Not all students returning to school this month will be up to date on their vaccinations and a new paper in Gender&Society by Jennifer Reich,a professor of Sociology from the University of Colorado Denver, correlates it to the class privilege of their mothers.

It's no secret that anti-vaccination hotbeds correlate to income and other lifestyle choices. Put a pin in a Whole Foods store in California and you can find a hotbed of anti-vaccine sentiment in the parking lot and surrounding neighborhood. In America, red states have overwhelming vaccine acceptance while blue states are where the problems are occurring.
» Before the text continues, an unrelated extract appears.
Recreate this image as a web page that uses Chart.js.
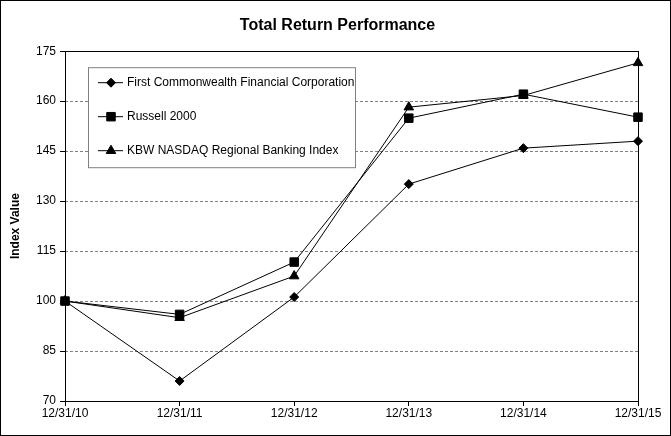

The national averages barely tell the tale. The National Network for Immunization Information says that 3 children per 1000 in the U.S. have never received any vaccines - that used to be just religious fundamentalists but now it is common on America's wealthy coasts, with one school in California having only about 25 percent of children vaccinated. The number of un-vaccinated children has led to several recent vaccine-preventable outbreaks in the U.S., including measles and whooping cough.

Reich's paper affirms that children from higher income backgrounds and better educations have parents who intentionally choose to refuse or delay vaccinations out of a belief that they are protecting their children. Basically, they think vaccines are risky and want poor kids to provide herd immunity.

There are some poor kids who don't get vaccines, but that is due to lack of access to health care, not an anti-science mentality of poor parents.

Reich says that "vaccine-refusers" are mothers who have the resources, education, and time to make decisions regarding vaccinations. These middle and upper class mothers instead rely on other intensive practices they see as rendering vaccines less necessary, such as breastfeeding, nutrition and monitoring social interactions and travel.

"Vaccine-refusers see themselves as experts on their own children and question the relevance of public health claims that vaccines are necessary for all children," said Reich. "They trust that "mother's intuition," alongside their own personal research, is the best way to protect their children from potential harm."

Reich's findings suggest women with more time, education, and resources claim greater freedom to reject public health interventions, which potentially carries consequences for under-vaccinated children from lower income backgrounds who may not have access to care. not to mention people who can't get vaccines because of other medical issues.

"Those who can reject vaccines without health risks are able to do so because they are protected by the large portion of the population who is vaccinated," said Reich. "Upper class parents who choose not to vaccinate their kids understand that they could be putting others at risk, but reiterated that their own children are their primary responsibility and suggest other mothers should advocate for their own children."